JSME関東支部シニア会からのお知らせ

シニアの持つ経験、技術、知恵の継承

シニア会たより 第23号

昔の暮らし

藤川 卓爾

【カテゴリー:技術】

三丁目の夕日」の昭和30年代(1960年前後)のエネルギー消費はどれくらいだったのだろうか?
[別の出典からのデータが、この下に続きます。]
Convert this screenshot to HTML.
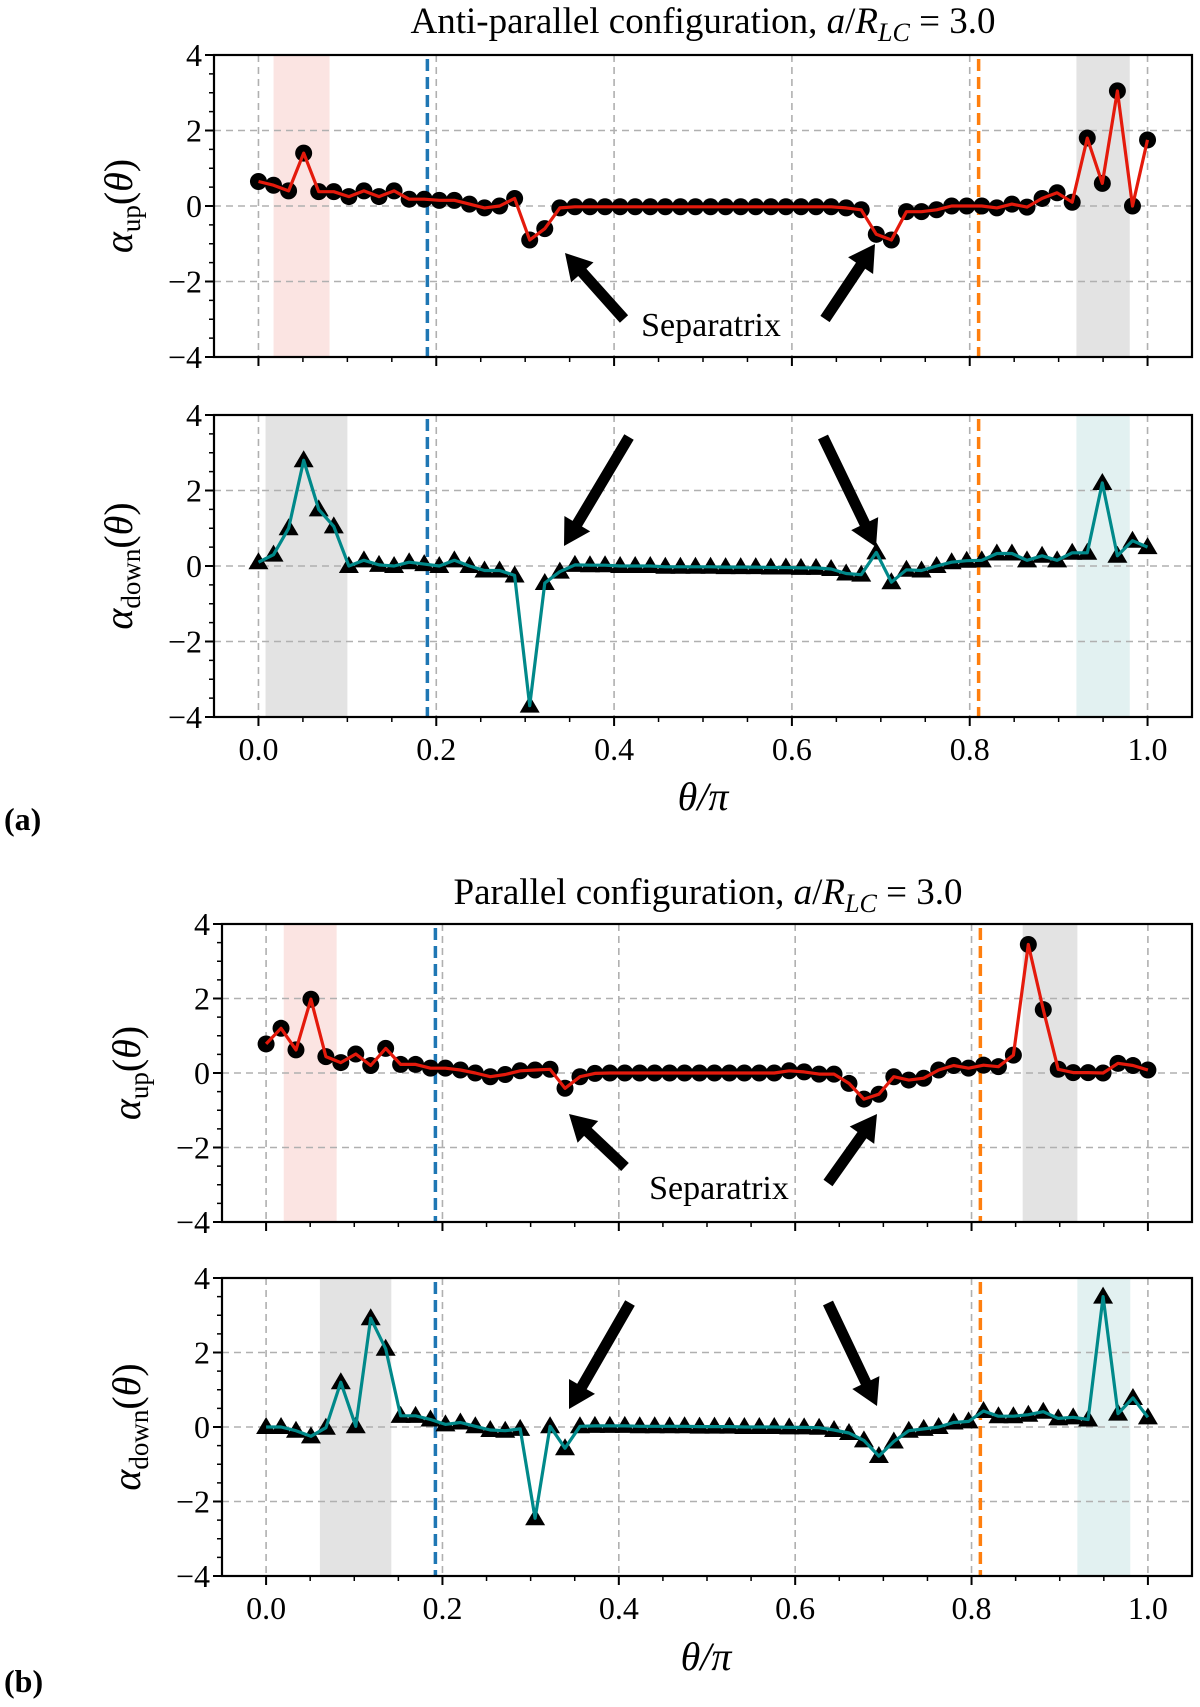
<!DOCTYPE html>
<html><head><meta charset="utf-8"><style>
html,body{margin:0;padding:0;background:#fff;}
svg{display:block;font-family:"Liberation Serif",serif;}
</style></head><body>
<svg id="fig" width="1200" height="1707" viewBox="0 0 1200 1707" xmlns="http://www.w3.org/2000/svg">
<text x="703" y="33" font-size="37" text-anchor="middle">Anti-parallel configuration,  <tspan font-style="italic">a</tspan>/<tspan font-style="italic">R</tspan><tspan font-style="italic" font-size="26" dy="8">LC</tspan><tspan dy="-8"> = 3.0</tspan></text>
<text x="708" y="904" font-size="37" text-anchor="middle">Parallel configuration,  <tspan font-style="italic">a</tspan>/<tspan font-style="italic">R</tspan><tspan font-style="italic" font-size="26" dy="8">LC</tspan><tspan dy="-8"> = 3.0</tspan></text>
<text x="703" y="810" font-size="40" font-style="italic" text-anchor="middle">θ/π</text>
<text x="706" y="1670" font-size="40" font-style="italic" text-anchor="middle">θ/π</text>
<text x="4" y="830" font-size="32" font-weight="bold">(a)</text>
<text x="4" y="1692" font-size="32" font-weight="bold">(b)</text>
</svg>
<script>
const thetaCount = 60;
const upAnti = [0.65,0.55,0.4,1.4,0.38,0.38,0.25,0.4,0.25,0.4,0.18,0.18,0.15,0.15,0.05,-0.05,0.0,0.2,-0.9,-0.6,-0.05,
 -0.02,-0.02,-0.02,-0.02,-0.02,-0.02,-0.02,-0.02,-0.02,-0.02,-0.02,-0.02,-0.02,-0.02,-0.02,-0.02,-0.02,-0.02,
 -0.05,-0.1,-0.75,-0.9,-0.15,-0.15,-0.1,0,0,0,-0.05,0.05,-0.03,0.2,0.35,0.1,1.8,0.6,3.05,0,1.75];
const downAnti = [0.1,0.3,1.0,2.8,1.5,1.05,0.0,0.15,0.03,0.0,0.1,0.05,0.0,0.15,0.0,-0.12,-0.12,-0.25,-3.7,-0.45,-0.15,
 0.03,0.02,0.02,0.0,0.0,0.0,-0.02,-0.02,-0.02,-0.02,-0.03,-0.03,-0.03,-0.04,-0.04,
 -0.05,-0.05,-0.08,-0.2,-0.23,0.36,-0.43,-0.1,-0.12,0.0,0.1,0.14,0.15,0.33,0.33,0.15,0.27,0.15,0.35,0.35,2.2,0.27,0.67,0.5];
const upPar = [0.78,1.2,0.62,1.98,0.44,0.28,0.51,0.2,0.66,0.23,0.23,0.13,0.13,0.08,0.0,-0.1,-0.04,0.06,0.08,0.1,-0.41,-0.1,-0.01,
 0,0,0,0,0,0,0,0,0,0,0,
 0.0,0.06,0.03,-0.03,-0.03,-0.28,-0.7,-0.57,-0.1,-0.19,-0.14,0.08,0.2,0.13,0.21,0.17,0.48,3.45,1.7,0.1,0.01,0.01,0.0,0.26,0.2,0.08];
const downPar = [0.0,0.0,-0.1,-0.25,-0.02,1.2,0.02,2.92,2.1,0.3,0.3,0.2,0.07,0.12,0.02,-0.08,-0.1,-0.05,-2.45,0.02,-0.57,0.02,
 0.03,0.03,0.03,0.02,0.02,0.02,0.02,0.01,0.01,0.01,0.0,0.0,0.0,-0.01,-0.01,
 -0.02,-0.08,-0.16,-0.36,-0.78,-0.39,-0.1,-0.05,0.0,0.12,0.15,0.43,0.29,0.29,0.33,0.41,0.23,0.26,0.2,3.5,0.36,0.78,0.26];
const xTickLabels = ["0.0","0.2","0.4","0.6","0.8","1.0"];
const yTickLabels = ["−4","−2","0","2","4"];
const spansP1 = [[0.017,0.08,"#fbe4e2"],[0.92,0.98,"#e3e3e3"]];
const spansP2 = [[0.008,0.1,"#e3e3e3"],[0.92,0.98,"#e2f1f1"]];
const spansP3 = [[0.02,0.08,"#fbe4e2"],[0.858,0.92,"#e3e3e3"]];
const spansP4 = [[0.061,0.142,"#e3e3e3"],[0.92,0.98,"#e2f1f1"]];
const vlinesA = [0.19,0.81];
const vlinesB = [0.192,0.81];

const NS="http://www.w3.org/2000/svg";
const svg=document.getElementById('fig');
function mk(tag,attrs,parent){const e=document.createElementNS(NS,tag);for(const k in attrs)e.setAttribute(k,attrs[k]);(parent||svg).appendChild(e);return e;}

function panel(cfg){
  const {L,R,T,B,data,kind,spans,vlines,name,sub,showX}=cfg;
  const g=mk('g',{});
  
  
  const xs=v=>L+(v+0.05)/1.1*(R-L);
  const ys=v=>B-(v+4)/8*(B-T);
  spans.forEach((s,i)=>{
    const r=mk('rect',{x:xs(s[0]),y:T,width:xs(s[1])-xs(s[0]),height:B-T,fill:s[2]},g);
    
    
  });
  for(let i=0;i<=5;i++){const x=xs(i*0.2);const l=mk('line',{x1:x,x2:x,y1:T,y2:B,stroke:'#b0b0b0','stroke-width':1.6,'stroke-dasharray':'7,5'},g);
    }
  for(let i=0;i<5;i++){const y=ys(-4+2*i);const l=mk('line',{x1:L,x2:R,y1:y,y2:y,stroke:'#b0b0b0','stroke-width':1.6,'stroke-dasharray':'7,5'},g);
    }
  const vcol=['#1f77b4','#ff7f0e'];
  vlines.forEach((v,i)=>{const l=mk('line',{x1:xs(v),x2:xs(v),y1:T+4,y2:B,stroke:vcol[i],'stroke-width':3.5,'stroke-dasharray':'12,6'},g);
    });
  const col=kind==='up'?'#e41a0c':'#00898a';
  const mg=mk('g',{},g);
  
  
  data.forEach((v,i)=>{
    const x=xs(i/(thetaCount-1)),y=ys(v);
    let m;
    if(kind==='up') m=mk('circle',{cx:x,cy:y,r:8.5,fill:'#000'},mg);
    else m=mk('polygon',{points:`${x},${y-10} ${x-10},${y+7} ${x+10},${y+7}`,fill:'#000'},mg);
    
    
  });
  const pts=data.map((v,i)=>xs(i/(thetaCount-1)).toFixed(1)+','+ys(v).toFixed(1)).join(' ');
  const pl=mk('polyline',{points:pts,fill:'none',stroke:col,'stroke-width':3.2,'stroke-linejoin':'round'},g);
  
  
  const sp=mk('rect',{x:L,y:T,width:R-L,height:B-T,fill:'none',stroke:'#000','stroke-width':2.2},g);
  
  for(let i=0;i<=20;i++){const v=i*0.05;const x=xs(v);const major=i%4===0;
    const t=mk('line',{x1:x,x2:x,y1:B,y2:B+(major?9:5),stroke:'#000','stroke-width':major?2:1.5},g);
    }
  if(showX){xTickLabels.forEach((s,i)=>{const t=mk('text',{x:xs(i*0.2),y:B+43,'font-size':32,'text-anchor':'middle'},g);t.textContent=s;
    });}
  for(let i=0;i<=16;i++){const v=-4+i*0.5;const y=ys(v);const major=i%4===0;
    const t=mk('line',{x1:L-(major?9:5),x2:L,y1:y,y2:y,stroke:'#000','stroke-width':major?2:1.5},g);
    }
  yTickLabels.forEach((s,i)=>{const t=mk('text',{x:L-12,y:ys(-4+2*i)+11,'font-size':32,'text-anchor':'end'},g);t.textContent=s;
    });
  const cy=(T+B)/2;
  const yl=mk('text',{x:0,y:0,'font-size':40,'text-anchor':'middle',transform:`translate(${L-82},${cy}) rotate(-90)`},g);
  
  const a=mk('tspan',{'font-style':'italic'},yl);a.textContent='α';
  const s2=mk('tspan',{'font-size':27,dy:8},yl);s2.textContent=sub;
  const s3=mk('tspan',{dy:-8},yl);s3.innerHTML='(<tspan font-style="italic">θ</tspan>)';
  return {xs,ys};
}
function arrow(x1,y1,x2,y2,name){
  const dx=x2-x1,dy=y2-y1,len=Math.hypot(dx,dy),ux=dx/len,uy=dy/len,nx=-uy,ny=ux;
  const hl=26,hw=15,sw=5.5;
  const bx=x2-ux*hl,by=y2-uy*hl;
  const p=[[x1+nx*sw,y1+ny*sw],[bx+nx*sw,by+ny*sw],[bx+nx*hw,by+ny*hw],[x2,y2],[bx-nx*hw,by-ny*hw],[bx-nx*sw,by-ny*sw],[x1-nx*sw,y1-ny*sw]];
  const e=mk('polygon',{points:p.map(q=>q[0].toFixed(1)+','+q[1].toFixed(1)).join(' '),fill:'#000'});
  
  
}
panel({L:214,R:1192,T:55,B:357,data:upAnti,kind:'up',spans:spansP1,vlines:vlinesA,name:'panel-a-alpha-up',sub:'up',showX:false});
panel({L:214,R:1192,T:415,B:717,data:downAnti,kind:'down',spans:spansP2,vlines:vlinesA,name:'panel-a-alpha-down',sub:'down',showX:true});
panel({L:222,R:1192,T:924,B:1222,data:upPar,kind:'up',spans:spansP3,vlines:vlinesB,name:'panel-b-alpha-up',sub:'up',showX:false});
panel({L:222,R:1192,T:1278,B:1576,data:downPar,kind:'down',spans:spansP4,vlines:vlinesB,name:'panel-b-alpha-down',sub:'down',showX:true});
arrow(624,319,565,253,'separatrix-arrow');
arrow(825,319,875,244,'separatrix-arrow');
arrow(629,437,564,546,'separatrix-arrow');
arrow(823,437,876,547,'separatrix-arrow');
arrow(625,1167,569,1114,'separatrix-arrow');
arrow(828,1183,877,1114,'separatrix-arrow');
arrow(630,1303,569,1409,'separatrix-arrow');
arrow(828,1303,877,1406,'separatrix-arrow');
const t1=mk('text',{x:711,y:336,'font-size':34,'text-anchor':'middle'});t1.textContent='Separatrix';


const t2=mk('text',{x:719,y:1199,'font-size':34,'text-anchor':'middle'});t2.textContent='Separatrix';


</script>
</body></html>
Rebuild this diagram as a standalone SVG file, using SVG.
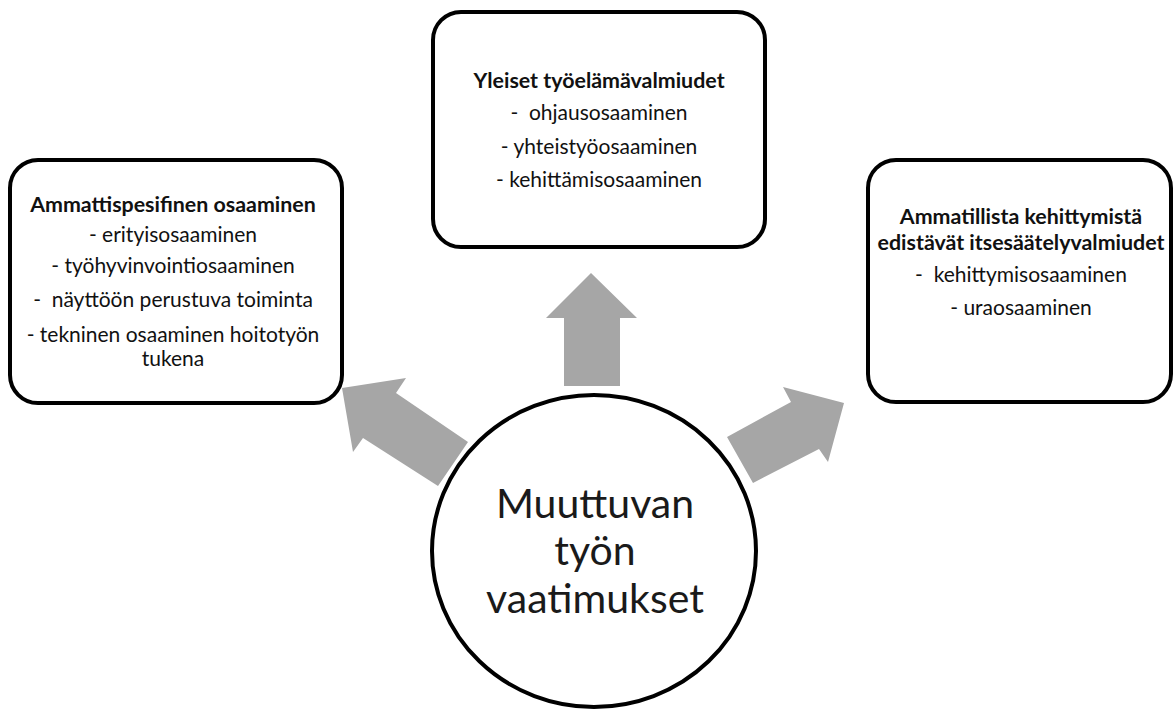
<svg xmlns="http://www.w3.org/2000/svg" width="1173" height="711" viewBox="0 0 1173 711">
  <style>
    .box { fill: #ffffff; stroke: #000000; stroke-width: 4; }
    .hub { fill: #ffffff; stroke: #000000; stroke-width: 4; }
    .arrow { fill: #a6a6a6; stroke: none; }
    text { font-family: Lato, "Open Sans", "Liberation Sans", sans-serif; fill: #111111; text-anchor: middle; white-space: pre; }
    .title { font-size: 21.4px; font-weight: bold; }
    .item { font-size: 21px; }
    .hubtext { font-size: 41px; fill: #1a1a1a; }
  </style>
  <rect width="1173" height="711" fill="#ffffff"/>

  <!-- block arrows pointing from the hub to each box -->
  <g id="connectors">
    <polygon class="arrow" points="591,273 637,318 620,318 620,386 564,386 564,318 546,318"/>
    <polygon class="arrow" points="342,388 406,378 396,393 468,442 438,486 363,438 353,452"/>
    <polygon class="arrow" points="844,403 828,462 819,449 753,483 727,437 791,402 783,387"/>
  </g>

  <g id="hub">
    <ellipse class="hub" cx="594" cy="551" rx="162" ry="156"/>
    <text class="hubtext" x="595" y="518">Muuttuvan</text>
    <text class="hubtext" x="595" y="565">työn</text>
    <text class="hubtext" x="595" y="613">vaatimukset</text>
  </g>

  <g id="box-left">
    <rect class="box" x="10" y="160" width="332" height="243" rx="28"/>
    <text class="title" x="173" y="212">Ammattispesifinen osaaminen</text>
    <text class="item" x="173" y="242">- erityisosaaminen</text>
    <text class="item" x="173" y="273">- työhyvinvointiosaaminen</text>
    <text class="item" x="173" y="307">-  näyttöön perustuva toiminta</text>
    <text class="item" x="173" y="342">- tekninen osaaminen hoitotyön</text>
    <text class="item" x="173" y="366">tukena</text>
  </g>

  <g id="box-top">
    <rect class="box" x="433" y="12" width="332" height="235" rx="28"/>
    <text class="title" x="599" y="88">Yleiset työelämävalmiudet</text>
    <text class="item" x="599" y="120">-  ohjausosaaminen</text>
    <text class="item" x="599" y="154">- yhteistyöosaaminen</text>
    <text class="item" x="599" y="187">- kehittämisosaaminen</text>
  </g>

  <g id="box-right">
    <rect class="box" x="868" y="160" width="303" height="242" rx="28"/>
    <text class="title" x="1021" y="224">Ammatillista kehittymistä</text>
    <text class="title" x="1021" y="250">edistävät itsesäätelyvalmiudet</text>
    <text class="item" x="1021" y="282">-  kehittymisosaaminen</text>
    <text class="item" x="1021" y="315">- uraosaaminen</text>
  </g>
</svg>
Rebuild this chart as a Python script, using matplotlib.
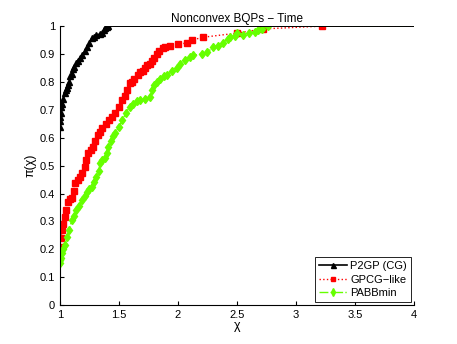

図1 日本の1次エネルギー供給量の変遷 [出典] EDMC推計

 図1を見ると昭和30年代の始め(1955年)から約20年間にわたって継続した「高度経済成長期」と共にエネルギー供給量が急激に拡大したことがわかる。高度経済成長期を支えたのは水より安いといわれた輸入石油である。しかし1970年代の2度にわたる石油ショックによってエネルギー消費は一旦停滞した。
 私は昭和30年代に小学校高学年から大学2年までを過ごした。昭和28(1953)年に英国のエリザベス女王戴冠式が行われた。これに出席するために当時皇太子であった上皇様が横浜港から出発する映像がテレビで放映された。これは私が初めて見たテレビ放送であった。
 昭和32(1957)年にソ連スプートニクを打ち上げた。昭和33(1958)年に日清のチキンラーメンが発売された。高校に入学した年に安保闘争があった。
 昭和36(1961)年、高校2年のときに母が亡くなった。我が家には母が亡くなるまでテレビ(白黒)も電気冷蔵庫もなかった。狭いながらも会社の社宅の庭で野菜や果物を栽培していて部分的に食糧自給をしていた。社宅には共同井戸があり、夏でも井戸水は冷たかったので井戸で西瓜を冷やしたりしていた。当時、生鮮食材は買ったその日に食べていたので冷蔵庫で保存する必要がなかった。
 「三丁目の夕日」の時代に人々はそれで満足していたと思われる。それ以上の贅沢を知らなかったからであろうか? 私は、その時代の物質やエネルギー量の絶対値ではなく、その変化傾向即ちdy/dxも満足度に影響していたのではないかと思う。来年は今年より必ず良くなるという希望が人々の心を支えていたのではないかと思う。
 「21世紀のエネルギーはいかに?」、「持続可能な循環型社会を支えるには?」の問いに対して自分なりに 5 つの仮説を立ててみた。その第1番目が自然エネルギーである。100%自然エネルギーに依存し、エネルギーも食料も自給した実例が 150年前までの日本にあった。「江戸時代」は人口3千万人で完全なリサイクル社会を形成していた。3千万人は今の日本の人口の1/4である。

図2 江戸時代のエネルギー源

江戸時代の人々の生活は、化石燃料に頼らず、ものを徹底的に再利用した後に自然に戻す理想的な持続可能循環型の生活であった。図2には「日向水」の様子や旅行の様子が描かれている。江戸時代の旅行には食料以外のエネルギーは必要とされなかった。化石燃料を使用しないから大気汚染もない。まさに今流行の「地球に優しい」生活である。ただし、「地球に優しい」の言葉は美しいが、それだけでは済まない。同時に「人間に厳しい」のである。
 そこまで覚悟して、かつ4人のうち3人が死んで、都市や工場や道路になってしまった平地を田畑に戻せば、日本は自然エネルギーだけでやっていける。ただし、外から黒船が来なければ。